I have taken my first B&W test portrait shots with quartz halogen light and a diffuser using Agfa APX 400 and the pictures seem flat compared to my outdoor shots used with the same film. I understand Kodak Tri-x 320 is balanced for tungsten lighting would this or any other film be a better choice...it could just be me and my inexperience to date. I am looking for crisp highly detailed type portraits ( the pores on your face type )..I love the work of Karsh. Gerry

John Kasaian
10-Jan-2007, 21:40
I don't have any experience with Agfa APX 400 and I'm not likely to get any, either since Agfa is out of the sheet film biz, isn't it? Give HP-5+, TMAX 400 and Tri-x 320 a try.

Frank Petronio
10-Jan-2007, 21:47
All things being equal, maybe your lighting is flat. Get some Polaroid.

Greg Lockrey
10-Jan-2007, 21:47
If you want pores, try using a greenish-yellow filter. Remove the diffuser as well. Feather the light.

Kirk Gittings
10-Jan-2007, 23:09
I understand Kodak Tri-x 320 is balanced for tungsten lighting

I have never heard this before. The Kodak site states:


TRI-X 320 Films (320TXP) feature excellent tone gradation and brilliant highlights. They are especially well suited to low-flare interior lighting or flash illumination.
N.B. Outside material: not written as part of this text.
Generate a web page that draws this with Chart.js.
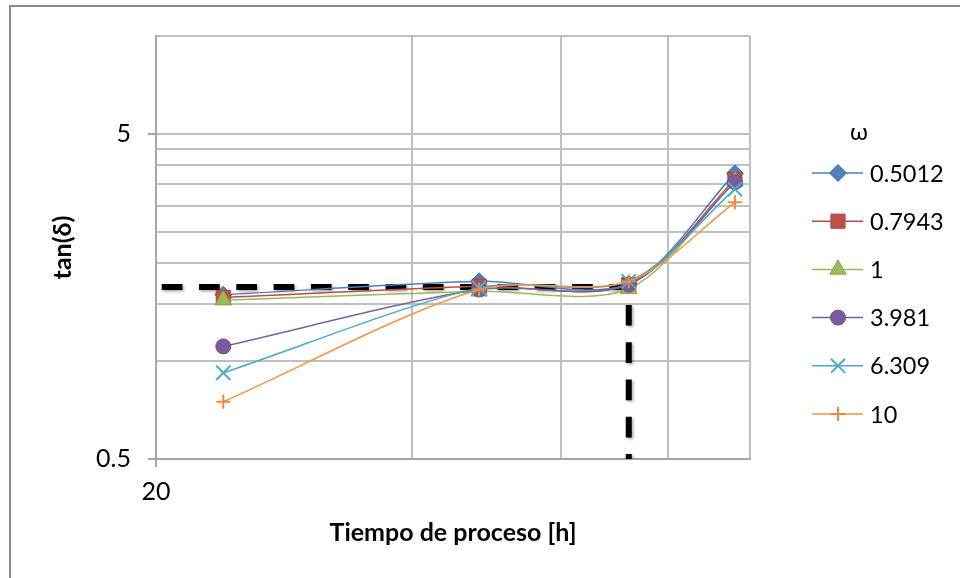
<!DOCTYPE html>
<html>
<head>
<meta charset="utf-8">
<script src="https://cdn.jsdelivr.net/npm/chart.js@4/dist/chart.umd.min.js"></script>
<style>
  html, body { margin: 0; padding: 0; background: #fff; overflow: hidden; }
  #frame { position: absolute; left: 9px; top: 5px; width: 1200px; height: 900px;
           border: 2px solid #8c8c8c; box-sizing: border-box; }
  #c { position: absolute; left: 0; top: 0; }
</style>
</head>
<body>
<div id="frame"></div>
<canvas id="c" width="960" height="578"></canvas>
<script>
// Process time (h) at which tan(delta) was measured
const hours = [24, 48, 72, 96];

// Angular frequencies (legend entries)
const omegaLabels = ['0.5012', '0.7943', '1', '3.981', '6.309', '10'];

// tan(delta) for each frequency
const tanD_w05012 = [1.60, 1.76, 1.73, 3.78];
const tanD_w07943 = [1.57, 1.70, 1.72, 3.62];
const tanD_w1     = [1.54, 1.64, 1.67, 3.58];
const tanD_w3981  = [1.11, 1.66, 1.72, 3.55];
const tanD_w6309  = [0.92, 1.68, 1.76, 3.38];
const tanD_w10    = [0.75, 1.66, 1.76, 3.08];

// Reference level and the process time where it is crossed
const refTanD = 1.69;
const refHours = 72;

// Axis ticks (gridlines) and the ones that carry a label
const xTicks = [20, 40, 60, 80, 100];
const xLabeled = [20];
const yTicks = [0.5, 1, 1.5, 2, 2.5, 3, 3.5, 4, 4.5, 5, 10];
const yLabeled = [0.5, 5];

const seriesValues = [tanD_w05012, tanD_w07943, tanD_w1, tanD_w3981, tanD_w6309, tanD_w10];

const seriesStyle = [
  { line: '#4A7EBB', fill: '#4F81BD', edge: '#3F6EA6', pointStyle: 'rectRot',  radius: 8.5, bw: 1 },
  { line: '#BE4B48', fill: '#C0504D', edge: '#A84441', pointStyle: 'rect',     radius: 10,  bw: 1 },
  { line: '#98B954', fill: '#9BBB59', edge: '#86A34B', pointStyle: 'triangle', radius: 9.5, bw: 1 },
  { line: '#7D60A0', fill: '#7A5B9E', edge: '#6A5089', pointStyle: 'circle',   radius: 7.5, bw: 1 },
  { line: '#46AAC5', fill: '#4BACC6', edge: '#4BACC6', pointStyle: 'crossRot', radius: 10,  bw: 2 },
  { line: '#F69240', fill: '#F79646', edge: '#F08A3A', pointStyle: 'cross',    radius: 7,   bw: 2 }
];

const FONT = 'Lato, "Noto Sans", "DejaVu Sans", sans-serif';
const FS_TICK = 25;
const FS_LEGEND = 23.5;
const FS_TITLE = 25;
const GRID = '#BFBFBF';
const AXIS = '#A6A6A6';

const datasets = seriesValues.map((vals, i) => {
  const s = seriesStyle[i];
  return {
    label: omegaLabels[i],
    data: hours.map((h, k) => ({ x: h, y: vals[k] })),
    borderColor: s.line,
    borderWidth: 1.5,
    backgroundColor: s.fill,
    pointBackgroundColor: s.fill,
    pointBorderColor: s.edge,
    pointBorderWidth: s.bw,
    pointStyle: s.pointStyle,
    pointRadius: s.radius,
    pointHoverRadius: s.radius,
    tension: 0.3,
    fill: false,
    order: seriesValues.length - i,
    isSeries: true
  };
});

// Dashed guide: level line up to the crossing time, then down to the axis
datasets.push({
  label: 'ref',
  data: [{ x: xTicks[0], y: refTanD }, { x: refHours, y: refTanD }, { x: refHours, y: yTicks[0] }],
  borderColor: '#000',
  borderWidth: 6,
  borderDash: [20.7, 16.6],
  borderDashOffset: 31.6,
  borderCapStyle: 'butt',
  pointRadius: 0,
  tension: 0,
  fill: false,
  order: 20,
  isRef: true
});

const shadowPlugin = {
  id: 'refShadow',
  beforeDatasetDraw(chart, args) {
    if (chart.data.datasets[args.index].isRef) {
      const ctx = chart.ctx;
      ctx.save();
      ctx.shadowColor = 'rgba(0,0,0,0.35)';
      ctx.shadowBlur = 3;
      ctx.shadowOffsetX = 1.5;
      ctx.shadowOffsetY = 1.5;
    }
  },
  afterDatasetDraw(chart, args) {
    if (chart.data.datasets[args.index].isRef) chart.ctx.restore();
  }
};

function drawMarker(ctx, ds, x, y) {
  const opts = { pointStyle: ds.pointStyle, rotation: 0, radius: ds.pointRadius, borderWidth: ds.pointBorderWidth };
  ctx.fillStyle = ds.pointBackgroundColor;
  ctx.strokeStyle = ds.pointBorderColor;
  ctx.lineWidth = ds.pointBorderWidth;
  Chart.helpers.drawPoint(ctx, opts, x, y);
}

// Legend: a line segment with the series marker, then the frequency value
const legendPlugin = {
  id: 'omegaLegend',
  afterDraw(chart) {
    const ctx = chart.ctx;
    ctx.save();
    ctx.fillStyle = '#000';
    ctx.font = FS_LEGEND + 'px ' + FONT;
    ctx.textAlign = 'center';
    ctx.textBaseline = 'alphabetic';
    ctx.fillText('ω', 859, 140);
    const x0 = 812, x1 = 863, xm = 838, xt = 870, y0 = 173, dy = 48.2;
    chart.data.datasets.filter(d => d.isSeries).forEach((ds, i) => {
      const y = y0 + i * dy;
      ctx.strokeStyle = ds.borderColor;
      ctx.lineWidth = 1.5;
      ctx.beginPath();
      ctx.moveTo(x0, y);
      ctx.lineTo(x1, y);
      ctx.stroke();
      drawMarker(ctx, ds, xm, y);
      ctx.fillStyle = '#000';
      ctx.textAlign = 'left';
      ctx.textBaseline = 'alphabetic';
      ctx.font = FS_LEGEND + 'px ' + FONT;
      ctx.fillText(ds.label, xt, y + 8.5);
    });
    ctx.restore();
  }
};

new Chart(document.getElementById('c'), {
  type: 'line',
  data: { datasets },
  options: {
    responsive: false,
    devicePixelRatio: 1,
    animation: false,
    events: [],
    layout: { padding: { left: 0, top: 36, right: 210, bottom: 0 } },
    plugins: { legend: { display: false }, tooltip: { enabled: false }, title: { display: false } },
    scales: {
      x: {
        type: 'logarithmic',
        min: xTicks[0],
        max: xTicks[xTicks.length - 1],
        afterBuildTicks: s => { s.ticks = xTicks.map(v => ({ value: v })); },
        afterFit: s => { s.height = 119; },
        grid: {
          color: GRID, lineWidth: 2, drawTicks: true, tickLength: 8,
          tickColor: c => (c.tick && xLabeled.includes(c.tick.value)) ? AXIS : 'rgba(0,0,0,0)'
        },
        border: { color: AXIS, width: 2 },
        ticks: {
          autoSkip: false, maxRotation: 0, padding: 10, color: '#000',
          font: { family: FONT, size: FS_TICK },
          callback: v => xLabeled.includes(v) ? String(v) : ''
        },
        title: {
          display: true, text: 'Tiempo de proceso [h]', color: '#000',
          font: { family: FONT, size: FS_TITLE, weight: 'bold' },
          padding: { top: 0, bottom: 30 }
        }
      },
      y: {
        type: 'logarithmic',
        min: yTicks[0],
        max: yTicks[yTicks.length - 1],
        afterBuildTicks: s => { s.ticks = yTicks.map(v => ({ value: v })); },
        afterFit: s => { s.width = 156; },
        grid: {
          color: GRID, lineWidth: 2, drawTicks: true, tickLength: 8,
          tickColor: c => (c.tick && yLabeled.includes(c.tick.value)) ? AXIS : 'rgba(0,0,0,0)'
        },
        border: { color: AXIS, width: 2 },
        ticks: {
          autoSkip: false, padding: 17, color: '#000',
          font: { family: FONT, size: FS_TICK },
          callback: v => yLabeled.includes(v) ? String(v) : ''
        },
        title: {
          display: true, text: 'tan(δ)', color: '#000',
          font: { family: FONT, size: FS_TITLE, weight: 'bold' },
          padding: { top: 48, bottom: 0 }
        }
      }
    }
  },
  plugins: [shadowPlugin, legendPlugin]
});
</script>
</body>
</html>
They are also useful for portraiture with low-contrast backlighting outdoors.

Which implies more about highlight separation than being "balanced for tungsten". As a matter of fact I believe most modern panchromatic films, including all Tri-X in my experience, are under sensitive to yellow light requiring a slight increase in exposure to compensate (ie at sunset there was an effective loss of film spreed because of the color of light). For 25 years the rule of thumb, as I knew it, was to add 1/2 stop at sunset. This should roughly apply to tungsten lighting too.

Anyone else know anything about this?